Another great tax payer funded report/paper weight, to be announced today by the retiring Liberal Victorian senator Judith Troeth, the Greens senator Christine Milne and the Independent Nick Xenophon, finds a 100 per cent renewable plan by 2020 would cost $37 billion a year, in public and private money - or 3 per cent of Gross Domestic Product.

It will be interesting reading given that the report suggests that 60 per cent of the target will come from base load solar-thermal plants, which is hard to imagine given there is not one utility scale plant built in Australia. Also the other 40 per cent is said to be generated by wind turbines that are not totally proven in the current market place.

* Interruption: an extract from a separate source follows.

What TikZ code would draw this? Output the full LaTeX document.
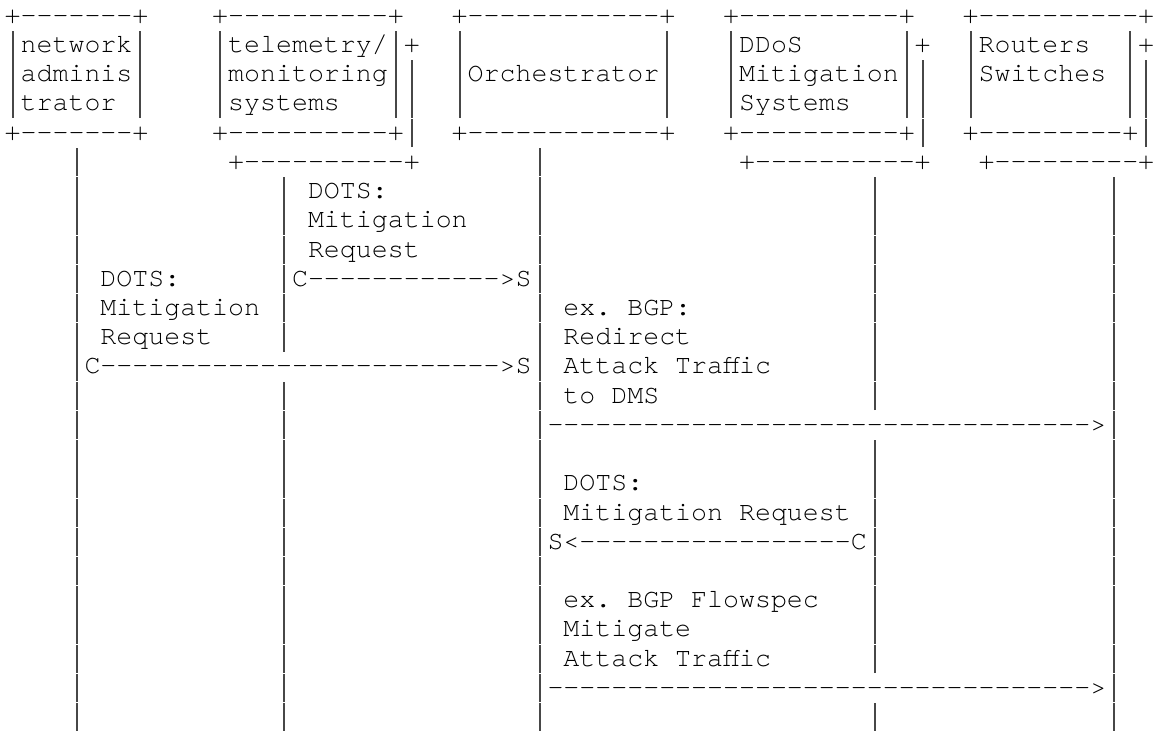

The report is the result of a research collaboration between an environment group, Beyond Zero Emissions, and Melbourne University’s Energy Research Institute, with input from engineering firm Sinclair Knight Merz.
Beyond Zero Emission’s director, Matthew Wright, said yesterday the report only included commercially proven technologies, and therefore did not consider geothermal or wave power.
Under the plan 60 per cent of energy would come from base load solar-thermal plants built at 12 sites. The other 40 per cent would be generated by wind energy, with 8000 six-megawatt turbines at 23 sites.
Where wind and solar-thermal does not meet demand during peak times, the report recommends hydro and biomass technologies be used as a backup.
The plan generates 325 terawatt hours of electricity a year, up from the current generation of 228 terawatt hours, to meet energy growth projections to 2020. It is based on the assumption that energy use will halve by 2020 through energy-efficiency measures.
A $92 billion upgrade of the energy grid to help connect renewable projects to the grid and better regulate peak demand would also be needed. The proposed grid upgrade includes linking the country’s three energy grids to form one national grid.